>> begin COLLECTED MATERIAL

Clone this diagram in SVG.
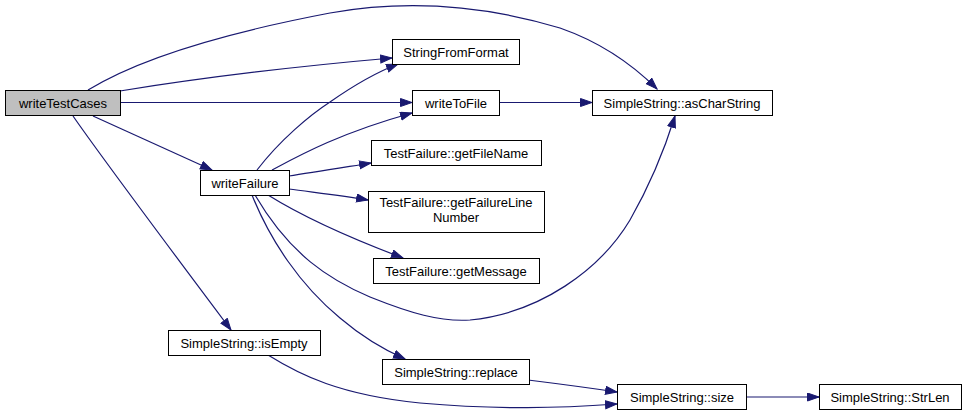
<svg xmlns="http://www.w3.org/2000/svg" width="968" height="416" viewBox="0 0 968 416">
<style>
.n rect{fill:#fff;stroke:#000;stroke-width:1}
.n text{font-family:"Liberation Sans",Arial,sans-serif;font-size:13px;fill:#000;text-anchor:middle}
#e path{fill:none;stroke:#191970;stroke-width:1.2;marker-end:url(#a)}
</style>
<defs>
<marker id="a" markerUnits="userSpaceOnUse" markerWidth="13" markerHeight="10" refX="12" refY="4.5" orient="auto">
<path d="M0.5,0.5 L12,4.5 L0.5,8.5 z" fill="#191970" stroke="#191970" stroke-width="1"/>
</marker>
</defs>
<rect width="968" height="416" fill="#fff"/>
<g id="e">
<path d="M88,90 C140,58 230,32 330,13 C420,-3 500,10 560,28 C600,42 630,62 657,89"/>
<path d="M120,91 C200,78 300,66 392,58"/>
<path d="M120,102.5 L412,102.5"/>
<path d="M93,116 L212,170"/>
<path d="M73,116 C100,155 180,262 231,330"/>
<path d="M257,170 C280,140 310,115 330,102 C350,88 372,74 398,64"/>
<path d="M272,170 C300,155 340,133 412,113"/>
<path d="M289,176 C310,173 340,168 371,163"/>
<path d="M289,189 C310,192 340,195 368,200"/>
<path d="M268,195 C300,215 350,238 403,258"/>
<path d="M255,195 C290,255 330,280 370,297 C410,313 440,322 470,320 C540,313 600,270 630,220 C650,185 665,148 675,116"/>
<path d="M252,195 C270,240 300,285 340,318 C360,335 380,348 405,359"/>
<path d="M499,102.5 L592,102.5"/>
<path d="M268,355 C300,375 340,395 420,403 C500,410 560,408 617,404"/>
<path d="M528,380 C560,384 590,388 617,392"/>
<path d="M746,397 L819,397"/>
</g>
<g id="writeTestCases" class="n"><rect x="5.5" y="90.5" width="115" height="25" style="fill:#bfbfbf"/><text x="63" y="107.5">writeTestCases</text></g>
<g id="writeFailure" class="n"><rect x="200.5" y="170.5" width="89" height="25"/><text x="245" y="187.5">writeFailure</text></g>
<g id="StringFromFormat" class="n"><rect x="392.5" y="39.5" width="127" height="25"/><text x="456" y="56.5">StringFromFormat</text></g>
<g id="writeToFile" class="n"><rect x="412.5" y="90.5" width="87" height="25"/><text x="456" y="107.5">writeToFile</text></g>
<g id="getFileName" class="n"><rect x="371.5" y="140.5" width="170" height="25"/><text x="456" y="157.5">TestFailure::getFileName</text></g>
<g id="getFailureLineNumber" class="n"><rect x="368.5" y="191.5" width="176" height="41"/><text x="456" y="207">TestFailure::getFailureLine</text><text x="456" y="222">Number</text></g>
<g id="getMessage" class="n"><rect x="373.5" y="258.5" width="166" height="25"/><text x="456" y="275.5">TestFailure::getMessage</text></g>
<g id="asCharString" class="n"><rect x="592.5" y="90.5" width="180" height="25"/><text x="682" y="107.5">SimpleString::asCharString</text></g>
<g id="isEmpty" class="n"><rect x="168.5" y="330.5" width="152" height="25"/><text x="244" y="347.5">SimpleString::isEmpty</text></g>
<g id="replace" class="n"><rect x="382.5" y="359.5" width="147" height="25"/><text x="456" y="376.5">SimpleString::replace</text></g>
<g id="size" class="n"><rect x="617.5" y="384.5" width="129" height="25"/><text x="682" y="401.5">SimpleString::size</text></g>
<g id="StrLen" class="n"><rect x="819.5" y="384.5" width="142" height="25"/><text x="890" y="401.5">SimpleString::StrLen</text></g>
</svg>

>> end COLLECTED MATERIAL

> [WRITTEN PROBLEM]:
Reproduce the full listing faithfully, but do not carry over any pictures.

> [ANSWER TO THE PROBLEM]:
Clone this diagram in SVG.
<svg xmlns="http://www.w3.org/2000/svg" width="968" height="416" viewBox="0 0 968 416">
<style>
.n rect{fill:#fff;stroke:#000;stroke-width:1}
.n text{font-family:"Liberation Sans",Arial,sans-serif;font-size:13px;fill:#000;text-anchor:middle}
#e path{fill:none;stroke:#191970;stroke-width:1.2;marker-end:url(#a)}
</style>
<defs>
<marker id="a" markerUnits="userSpaceOnUse" markerWidth="13" markerHeight="10" refX="12" refY="4.5" orient="auto">
<path d="M0.5,0.5 L12,4.5 L0.5,8.5 z" fill="#191970" stroke="#191970" stroke-width="1"/>
</marker>
</defs>
<rect width="968" height="416" fill="#fff"/>
<g id="e">
<path d="M88,90 C140,58 230,32 330,13 C420,-3 500,10 560,28 C600,42 630,62 657,89"/>
<path d="M120,91 C200,78 300,66 392,58"/>
<path d="M120,102.5 L412,102.5"/>
<path d="M93,116 L212,170"/>
<path d="M73,116 C100,155 180,262 231,330"/>
<path d="M257,170 C280,140 310,115 330,102 C350,88 372,74 398,64"/>
<path d="M272,170 C300,155 340,133 412,113"/>
<path d="M289,176 C310,173 340,168 371,163"/>
<path d="M289,189 C310,192 340,195 368,200"/>
<path d="M268,195 C300,215 350,238 403,258"/>
<path d="M255,195 C290,255 330,280 370,297 C410,313 440,322 470,320 C540,313 600,270 630,220 C650,185 665,148 675,116"/>
<path d="M252,195 C270,240 300,285 340,318 C360,335 380,348 405,359"/>
<path d="M499,102.5 L592,102.5"/>
<path d="M268,355 C300,375 340,395 420,403 C500,410 560,408 617,404"/>
<path d="M528,380 C560,384 590,388 617,392"/>
<path d="M746,397 L819,397"/>
</g>
<g id="writeTestCases" class="n"><rect x="5.5" y="90.5" width="115" height="25" style="fill:#bfbfbf"/><text x="63" y="107.5">writeTestCases</text></g>
<g id="writeFailure" class="n"><rect x="200.5" y="170.5" width="89" height="25"/><text x="245" y="187.5">writeFailure</text></g>
<g id="StringFromFormat" class="n"><rect x="392.5" y="39.5" width="127" height="25"/><text x="456" y="56.5">StringFromFormat</text></g>
<g id="writeToFile" class="n"><rect x="412.5" y="90.5" width="87" height="25"/><text x="456" y="107.5">writeToFile</text></g>
<g id="getFileName" class="n"><rect x="371.5" y="140.5" width="170" height="25"/><text x="456" y="157.5">TestFailure::getFileName</text></g>
<g id="getFailureLineNumber" class="n"><rect x="368.5" y="191.5" width="176" height="41"/><text x="456" y="207">TestFailure::getFailureLine</text><text x="456" y="222">Number</text></g>
<g id="getMessage" class="n"><rect x="373.5" y="258.5" width="166" height="25"/><text x="456" y="275.5">TestFailure::getMessage</text></g>
<g id="asCharString" class="n"><rect x="592.5" y="90.5" width="180" height="25"/><text x="682" y="107.5">SimpleString::asCharString</text></g>
<g id="isEmpty" class="n"><rect x="168.5" y="330.5" width="152" height="25"/><text x="244" y="347.5">SimpleString::isEmpty</text></g>
<g id="replace" class="n"><rect x="382.5" y="359.5" width="147" height="25"/><text x="456" y="376.5">SimpleString::replace</text></g>
<g id="size" class="n"><rect x="617.5" y="384.5" width="129" height="25"/><text x="682" y="401.5">SimpleString::size</text></g>
<g id="StrLen" class="n"><rect x="819.5" y="384.5" width="142" height="25"/><text x="890" y="401.5">SimpleString::StrLen</text></g>
</svg>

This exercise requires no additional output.